I got the text around 5:30am
My friend, Emily, was on her way to the hospital with contractions. Usually this kind of news would bring about joyful anticipation… but not today. She was only 24 weeks and 1 day with her precious baby who desperately needed to be inside her mama until she was big enough to receive the kind of extensive medical help she would need upon entering this world.
All day was spent praying, pleading with the Lord, asking Him to do a miracle. But that evening we received the news that He had allowed little Anna Nicole to come, and she had lived 13 minutes outside the womb before entering eternity with Jesus. Waves of sorrow rolled over my heart and the hearts of many others who had been praying for weeks that the Lord would preserve this little girl to live and grow into girlhood and beyond.
This young couple, Alex and Emily, had already walked through more trials than most in their first few years of marriage, and I’d always marveled at their faith and trust in the Lord. In the past year especially, I had had many sweet conversations with Emily and been so blessed by her unwavering gaze on Jesus even in the unknowns. But as the story with their tiny, unborn baby girl was unfolding, I found myself often thinking that this trial seems like more than one couple can bear. And in reality, it is. Apart from Jesus, this is an impossible trial.
Even though everything in me wishes this excruciating suffering could be taken away from these dear friends, I have been a witness to something that takes my breath away. Their surrendered, broken, suffering, poured-out lives have put Jesus and the Gospel on brilliant display. I would never, ever choose the kind of suffering they are walking through for myself, but I find myself watching in awe and saying, “Lord Jesus, I long for that kind of faith. Whatever it takes for more of you.”
God’s number one tool for sanctification in the Christian’s life is suffering. More than anything else, it causes us to be smoothed so the reflection of Christ can be more clearly seen in us. But this tool hurts. It hurts tremendously, and naturally we want to push it away. But when we surrender to it, trusting our pain into the Lord’s loving and tender hands, He takes it and uses it for our good and His glory in stunning ways.
Charles Spurgeon said, “Many men owe the grandeur of their lives to their tremendous difficulties.”
Those who have walked through the deepest of waters and still worshipped and proclaimed Jesus are those who have had the greatest impact on my own walk with the Lord. As someone who struggles with fear of the future and what may come, it has been these people who have come to mind, knowing that if I were to go through the same trials and sufferings they have walked through, God would be just as faithful to me, too.
In this day and age when the prosperity gospel is so prevalent, it can be easy to fall prey to the idea that those who are walking through suffering must have very little faith. But there is absolutely no evidence for that in Scripture – in fact, the opposite is true. As my husband said about our friends at church this past Sunday, “Alex and Emily have God’s favor all over their life.” God is using their suffering to point many to Him because of their faith.

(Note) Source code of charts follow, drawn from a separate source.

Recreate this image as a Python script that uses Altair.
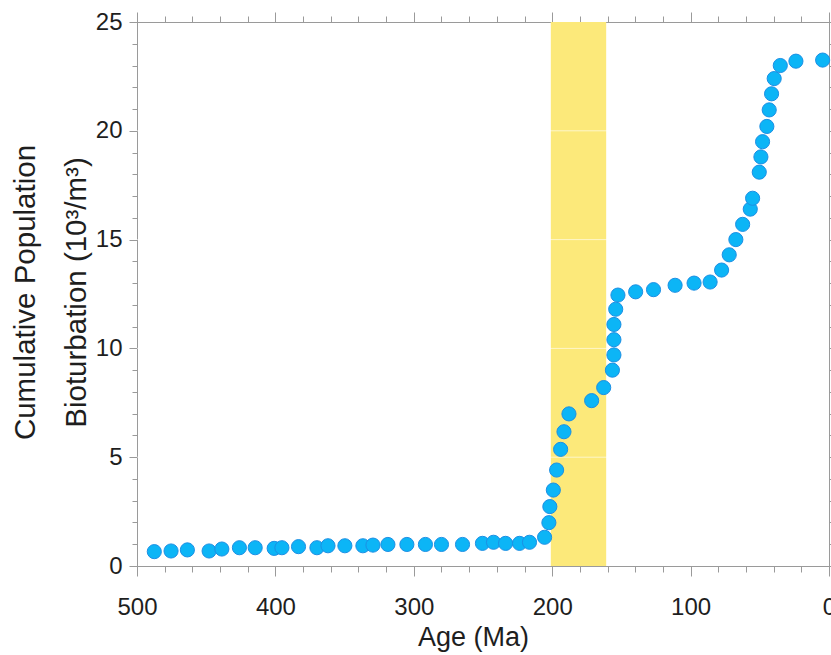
import altair as alt
import pandas as pd

# Cumulative population bioturbation through the Phanerozoic (age in Ma)
age_ma = [487.5, 475.4, 463.6, 447.9, 438.7, 426.0, 414.6, 400.9, 395.3, 383.3,
          370.0, 362.0, 349.8, 336.8, 329.5, 318.7, 305.0, 291.6, 280.0, 264.8,
          250.4, 242.4, 233.7, 223.6, 216.4, 205.5, 202.4, 201.7, 199.2, 196.8,
          193.9, 191.5, 187.9, 171.5, 162.8, 156.5, 155.4, 155.4, 155.4, 154.1,
          152.5, 139.7, 126.8, 111.2, 97.5, 85.9, 77.6, 72.1, 67.3, 62.4,
          56.9, 55.2, 50.4, 49.2, 48.0, 44.9, 43.2, 41.5, 39.6, 35.2,
          23.9, 4.6]
bioturbation = [0.66, 0.69, 0.74, 0.69, 0.78, 0.84, 0.84, 0.81, 0.84, 0.89,
                0.84, 0.93, 0.93, 0.93, 0.96, 0.99, 0.99, 0.99, 0.99, 0.99,
                1.04, 1.09, 1.04, 1.04, 1.09, 1.32, 1.99, 2.73, 3.49, 4.41,
                5.36, 6.17, 6.99, 7.60, 8.20, 9.00, 9.70, 10.40, 11.10, 11.80,
                12.45, 12.60, 12.70, 12.90, 13.00, 13.05, 13.60, 14.30, 15.00, 15.70,
                16.40, 16.90, 18.10, 18.80, 19.50, 20.20, 20.96, 21.70, 22.40, 23.00,
                23.20, 23.25]

# Highlighted interval (Ma)
band_start = [201]
band_end = [161]

# Axis ticks
x_ticks = list(range(0, 501, 20))
y_ticks = list(range(0, 26, 1))
y_grid = [5, 10, 15, 20]

X_DOMAIN = [500, 0]
Y_DOMAIN = [0, 25]
FONT = "Liberation Sans, Arial, sans-serif"
AX_GRAY = "#9a9a9a"
TEXT = "#1e1e1e"

points = pd.DataFrame({"age": age_ma, "value": bioturbation})
band = pd.DataFrame({"start": band_start, "end": band_end, "lo": [0], "hi": [25]})
grid = pd.DataFrame({"g": y_grid})

xs = alt.Scale(domain=X_DOMAIN, nice=False, zero=False)
ys = alt.Scale(domain=Y_DOMAIN, nice=False, zero=False)

major_x = "datum.value % 100 === 0"
major_y = "datum.value % 5 === 0"

common = dict(grid=False, domainColor=AX_GRAY, tickColor=AX_GRAY,
              domainWidth=1, tickWidth=1, labelOverlap=False, labelFlush=False)

x_bottom = alt.Axis(
    orient="bottom", values=x_ticks, title="Age (Ma)",
    labelExpr=f"{major_x} ? datum.label : ''",
    tickSize={"condition": {"test": major_x, "value": 10}, "value": 6},
    labelFont=FONT, labelFontSize=24, labelColor=TEXT, labelPadding=19,
    titleFont=FONT, titleFontSize=27, titleFontWeight="normal",
    titleColor=TEXT, titleX=336, titleY=71, titleBaseline="middle",
    titleAlign="center", **common)
y_left = alt.Axis(
    orient="left", values=y_ticks,
    title=["Cumulative Population", "Bioturbation (10\u00b3/m\u00b3)"],
    labelExpr=f"{major_y} ? datum.label : ''",
    tickSize={"condition": {"test": major_y, "value": 8}, "value": 5},
    labelFont=FONT, labelFontSize=24, labelColor=TEXT, labelPadding=7,
    titleFont=FONT, titleFontSize=29.5, titleFontWeight="normal",
    titleColor=TEXT, titleAngle=270, titleX=-126, titleY=270,
    titleAlign="center", titleBaseline="top", titleLineHeight=51, **common)
x_top = alt.Axis(
    orient="top", values=x_ticks, labels=False, title=None,
    tickSize={"condition": {"test": major_x, "value": 10}, "value": 6}, **common)
y_right = alt.Axis(
    orient="right", values=y_ticks, labels=False, title=None,
    tickSize={"condition": {"test": major_y, "value": 8}, "value": 5}, **common)

band_layer = alt.Chart(band).mark_rect(color="#fce97a").encode(
    x=alt.X("start:Q", scale=xs, axis=x_bottom),
    x2="end:Q",
    y=alt.Y("lo:Q", scale=ys, axis=y_left),
    y2="hi:Q",
)

grid_layer = alt.Chart(grid).mark_rule(color="white", opacity=0.6, strokeWidth=1).encode(
    y=alt.Y("g:Q", scale=ys, axis=None),
)

point_layer = alt.Chart(points).mark_point(
    shape="circle", filled=True, size=200, fill="#0cb5f6", stroke="#1c8fe4",
    strokeWidth=1, opacity=1
).encode(
    x=alt.X("age:Q", scale=xs, axis=x_top),
    y=alt.Y("value:Q", scale=ys, axis=y_right),
)

chart = alt.layer(band_layer, grid_layer, point_layer).resolve_scale(
    x="independent", y="independent"
).resolve_axis(
    x="independent", y="independent"
).properties(
    width=692, height=544,
    autosize=alt.AutoSizeParams(type="none"),
    padding={"left": 137, "top": 22, "right": 2, "bottom": 89},
    background="white",
).configure_view(stroke=AX_GRAY, strokeWidth=1)

chart.save("out.html", embed_options={"renderer": "svg", "actions": False})
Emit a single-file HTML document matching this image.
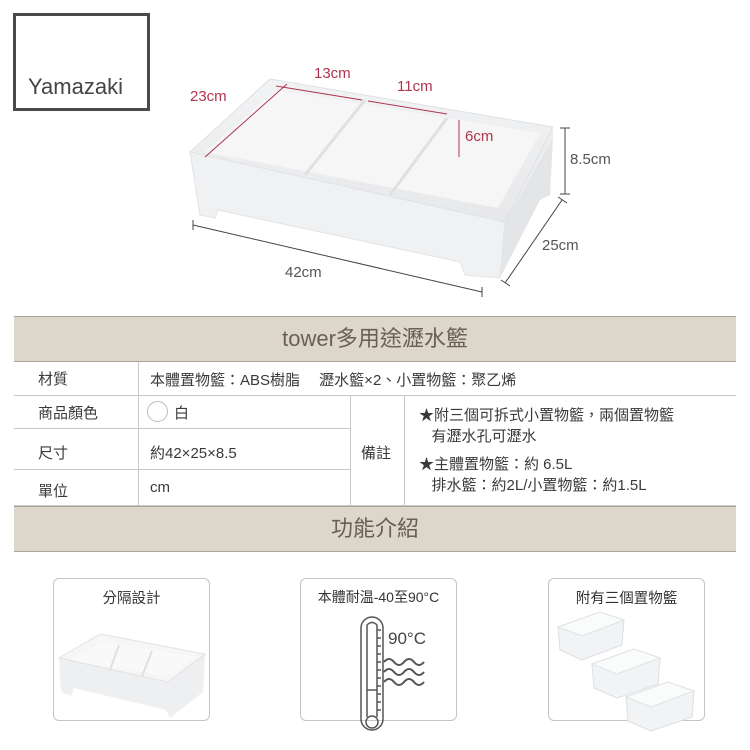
<!DOCTYPE html>
<html><head><meta charset="utf-8">
<style>
*{margin:0;padding:0;box-sizing:border-box}
body{width:750px;height:750px;background:#fff;position:relative;overflow:hidden;font-family:"Liberation Sans","Noto Sans CJK TC",sans-serif;color:#333}
.a{position:absolute}
.logo{left:13px;top:13px;width:137px;height:98px;border:3px solid #4a4a4a}
.logo span{position:absolute;left:12px;top:58px;font-size:22px;color:#444}
.band{left:14px;width:722px;background:#dcd6cb;border-top:1px solid #a9a49b;border-bottom:1px solid #a9a49b;text-align:center;color:#6b5f55;font-size:22px}
.hl{height:1px;background:#c8c8c8}
.vl{width:1px;background:#c8c8c8}
.t{font-size:15px;color:#3a3a3a;white-space:nowrap}
.card{border:1px solid #c4c4c4;border-radius:6px;width:157px;height:143px;top:578px}
.card div{text-align:center;font-size:14.5px;margin-top:8px;color:#333;white-space:nowrap}
</style></head><body>
<div class="a logo"><span>Yamazaki</span></div>

<svg class="a" style="left:0;top:0" width="750" height="310">
 <defs><linearGradient id="g" x1="0" y1="0" x2="0" y2="1"><stop offset="0" stop-color="#f2f3f4"/><stop offset="1" stop-color="#e7e8ea"/></linearGradient></defs>
 <path d="M190 152 L200 215 L215 218 L218 210 L460 262 L465 275 L500 278 L505 222 L553 138 L553 127 Z" fill="#ecedef"/>
 <path d="M190 152 L270 79 L553 127 L505 222 Z" fill="url(#g)" stroke="#dfe0e2"/>
 <path d="M205 152 L276 90 L540 133 L498 208 Z" fill="#f6f6f7"/>
 <path d="M190 152 L505 222 L500 278 L465 275 L460 262 L218 210 L215 218 L200 215 Z" fill="#f0f1f2" stroke="#e2e3e5"/>
 <path d="M505 222 L553 138 L550 195 L540 200 L500 278 Z" fill="#e4e5e7"/>
 <path d="M365 100 L305 175 M447 118 L390 195" stroke="#e0e0e2" stroke-width="3" fill="none"/>
 <g stroke="#b0344e" stroke-width="1" fill="#b0344e">
  <line x1="287" y1="84" x2="205" y2="157"/>
  <line x1="276" y1="86" x2="362" y2="100"/>
  <line x1="368" y1="101" x2="447" y2="114"/>
  <line x1="459" y1="120" x2="459" y2="157"/>
 </g>
 <g font-size="15" fill="#b0344e" font-family="Liberation Sans">
  <text x="190" y="101">23cm</text><text x="314" y="78">13cm</text><text x="397" y="91">11cm</text><text x="465" y="141">6cm</text>
 </g>
 <g stroke="#444" stroke-width="1">
  <line x1="193" y1="225" x2="482" y2="292"/><line x1="193" y1="220" x2="193" y2="230"/><line x1="482" y1="287" x2="482" y2="297"/>
  <line x1="562" y1="200" x2="505" y2="283"/><line x1="558" y1="197" x2="567" y2="203"/><line x1="501" y1="280" x2="510" y2="286"/>
  <line x1="565" y1="128" x2="565" y2="194"/><line x1="560" y1="128" x2="570" y2="128"/><line x1="560" y1="194" x2="570" y2="194"/>
 </g>
 <g font-size="15" fill="#555" font-family="Liberation Sans">
  <text x="285" y="277">42cm</text><text x="542" y="250">25cm</text><text x="570" y="164">8.5cm</text>
 </g>
</svg>

<div class="a band" style="top:316px;height:46px;line-height:44px">tower多用途瀝水籃</div>
<div class="a band" style="top:506px;height:46px;line-height:44px">功能介紹</div>
<div class="a hl" style="left:14px;top:395px;width:722px"></div>
<div class="a hl" style="left:14px;top:428px;width:336px"></div>
<div class="a hl" style="left:14px;top:469px;width:336px"></div>
<div class="a hl" style="left:14px;top:505px;width:722px"></div>
<div class="a vl" style="left:138px;top:362px;height:144px"></div>
<div class="a vl" style="left:350px;top:395px;height:111px"></div>
<div class="a vl" style="left:404px;top:395px;height:111px"></div>

<div class="a t" style="left:38px;top:368px">材質</div>
<div class="a t" style="left:150px;top:369px">本體置物籃：ABS樹脂　 瀝水籃×2、小置物籃：聚乙烯</div>
<div class="a t" style="left:38px;top:402px">商品顏色</div>
<div class="a" style="left:147px;top:401px;width:21px;height:21px;border:1px solid #bbb;border-radius:50%"></div>
<div class="a t" style="left:174px;top:402px">白</div>
<div class="a t" style="left:38px;top:442px">尺寸</div>
<div class="a t" style="left:150px;top:442px">約42×25×8.5</div>
<div class="a t" style="left:38px;top:480px">單位</div>
<div class="a t" style="left:150px;top:479px">cm</div>
<div class="a t" style="left:361px;top:442px">備註</div>
<div class="a t" style="left:419px;top:405px;line-height:21px">★附三個可拆式小置物籃，兩個置物籃<br>&nbsp;&nbsp;&nbsp;有瀝水孔可瀝水</div>
<div class="a t" style="left:419px;top:454px;line-height:21px">★主體置物籃：約 6.5L<br>&nbsp;&nbsp;&nbsp;排水籃：約2L/小置物籃：約1.5L</div>

<div class="a card" style="left:53px"><div>分隔設計</div></div>
<div class="a card" style="left:300px"><div style="font-size:14px">本體耐温-40至90°C</div></div>
<div class="a card" style="left:548px"><div>附有三個置物籃</div></div>

<svg class="a" style="left:0;top:600px" width="750" height="150">
 <path d="M59 58 L100 34 L205 54 L203 92 L170 118 L166 110 L74 88 L71 96 L61 92 Z" fill="#eeeff0"/>
 <path d="M59 58 L100 34 L205 54 L168 82 Z" fill="#f6f6f7" stroke="#e2e2e4"/>
 <path d="M71 60 L103 42 L197 57 L166 76 Z" fill="#f9f9fa"/>
 <path d="M119 45 L110 70 M152 51 L142 76" stroke="#e0e0e2" stroke-width="2"/>
 <g stroke="#555" fill="none" stroke-width="1.5">
  <rect x="361" y="17" width="22" height="113" rx="11"/>
  <circle cx="372" cy="122" r="6"/>
  <line x1="367" y1="25" x2="367" y2="117"/><line x1="377" y1="25" x2="377" y2="117"/>
  <path d="M367 25 Q372 20 377 25"/>
  <line x1="367" y1="90" x2="377" y2="90"/>
  <path d="M377 30h4M377 38h4M377 46h4M377 54h4M377 62h4M377 70h4M377 78h4M377 86h4M377 94h4M377 102h4M377 110h4"/>
  <path d="M384 62q5-6 10 0t10 0 10 0 10 0M384 72q5-6 10 0t10 0 10 0 10 0M384 82q5-6 10 0t10 0 10 0 10 0" stroke-width="2"/>
 </g>
 <text x="388" y="44" font-size="17" fill="#444" font-family="Liberation Sans">90°C</text>
 <g fill="#f1f3f4" stroke="#dcdfe2">
  <path d="M558 27 L600 12 L624 20 L622 45 L582 60 L560 50 Z"/>
  <path d="M592 64 L634 49 L660 58 L658 84 L617 98 L594 88 Z"/>
  <path d="M626 97 L668 82 L694 91 L692 117 L651 131 L628 121 Z"/>
 </g>
 <g fill="#fafbfb" stroke="#e0e2e5">
  <path d="M558 27 L600 12 L624 20 L582 36 Z"/>
  <path d="M592 64 L634 49 L660 58 L617 74 Z"/>
  <path d="M626 97 L668 82 L694 91 L651 107 Z"/>
 </g>
</svg>
</body></html>
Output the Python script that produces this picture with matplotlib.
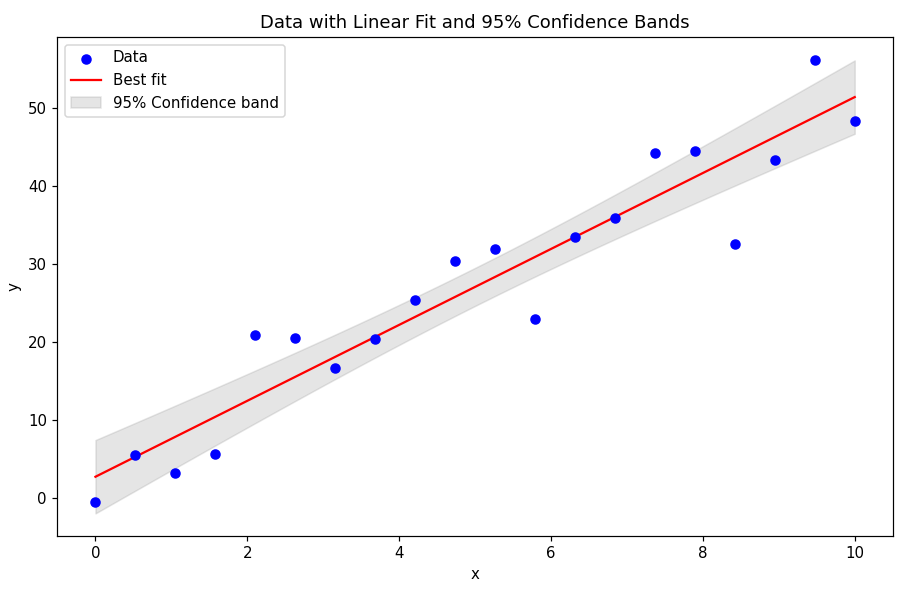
import numpy as np
import matplotlib
matplotlib.use("Agg")
import matplotlib.pyplot as plt

# Observations
x_data = np.linspace(0, 10, 20)
y_data = [-0.5, 5.55, 3.2, 5.68, 20.9, 20.6, 16.74, 20.38, 25.4, 30.4,
          31.9, 23.0, 33.5, 35.85, 44.2, 44.45, 32.6, 43.3, 56.2, 48.3]
y_data = np.array(y_data)

# Ordinary least squares fit
n = len(x_data)
slope, intercept = np.polyfit(x_data, y_data, 1)
x_fit = np.linspace(0, 10, 200)
y_fit = intercept + slope * x_fit

# 95% confidence band for the mean response
resid = y_data - (intercept + slope * x_data)
s_err = np.sqrt(np.sum(resid ** 2) / (n - 2))
x_mean = x_data.mean()
sxx = np.sum((x_data - x_mean) ** 2)
t_crit = 2.100922  # t(0.975, df=18)
half = t_crit * s_err * np.sqrt(1.0 / n + (x_fit - x_mean) ** 2 / sxx)

DPI = 108
fig = plt.figure(figsize=(897 / DPI, 592 / DPI), dpi=DPI)
ax = fig.add_axes([0.0641, 0.0946, 0.9311, 0.8429])

ax.scatter(x_data, y_data, color="blue", label="Data", zorder=3)
ax.plot(x_fit, y_fit, color="red", label="Best fit")
ax.fill_between(x_fit, y_fit - half, y_fit + half, color="gray", alpha=0.2,
                label="95% Confidence band")

ax.set_xlim(-0.5, 10.5)
ax.set_ylim(-4.83, 59.1)
ax.set_xlabel("x")
ax.set_ylabel("y")
ax.set_title("Data with Linear Fit and 95% Confidence Bands")
ax.legend(loc="upper left")

fig.savefig("out.png", dpi=DPI)
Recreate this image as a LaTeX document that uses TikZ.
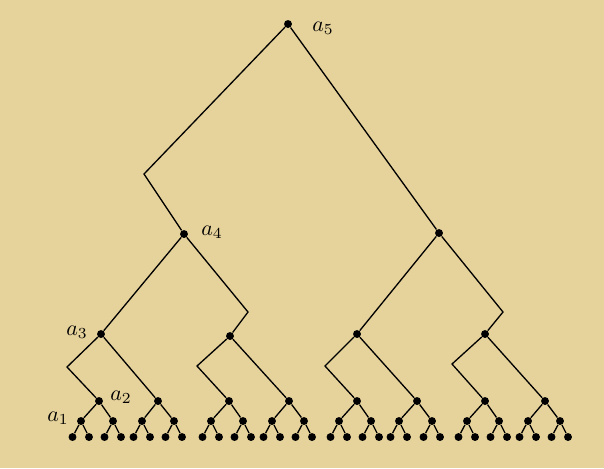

What greater privilege can anyone have in this life than to be poured out for the glory of the King of all kings?
We don’t know when and how suffering will come in this life. But we need the example of others in the Body of Christ who have learned how to grieve with hope. Alex preached this past Sunday – the Sunday after his daughter died – and said, “We stand on the shoulders of those who have suffered before us.” And in the years to come, God will use this couple to strengthen those of us who have yet to walk through such suffering.
(If you want to follow along on Alex and Emily’s journey, visit their blog Homemaking in Heaven)
As I was praying and thinking through this post, I looked up quite a few quotes and Bible verses on the topic of suffering. I’ll leave those below, and pray they encourage all of us as we ask God to give us a correct theology of suffering and how to walk through suffering with others.
“Suffering is unbearable if you aren’t certain that God is for you and with you.”
– Tim Keller
“Tears are often the telescope by which men see far into heaven.”
– Henry Ward Beecher
“At the timberline where the storms strike with the most fury, the sturdiest trees are found.”
– Hudson Taylor
“Most of the verses written about praise in God’s Word were voiced by people faced with crushing heartaches, injustice, treachery, slander, and scores of other difficult situations.”
– Joni Eareckson Tada
“This is God’s universal pattern for all Christians suffering: more contentment in God and less satisfaction in the world.”
– John Piper
“Not only that, but we rejoice in our sufferings, knowing that suffering produces endurance, and endurance produces character, and character produces hope, and hope does not put us to shame because God’s love has been poured into our hearts through the Holy Spirit who has been given to us.”
Romans 5:3-5
“For it has been granted to you that for the sake of Christ you should not only believe in him but also suffer for his sake.”
Philippians 1:29
“In this you rejoice, though now for a little while, if necessary, you have been grieved by various trials, so that the tested genuineness of your faith–more precious than gold that perishes though it is tested by fire–may be found to result in praise and glory and honor at the revelation of Jesus Christ.”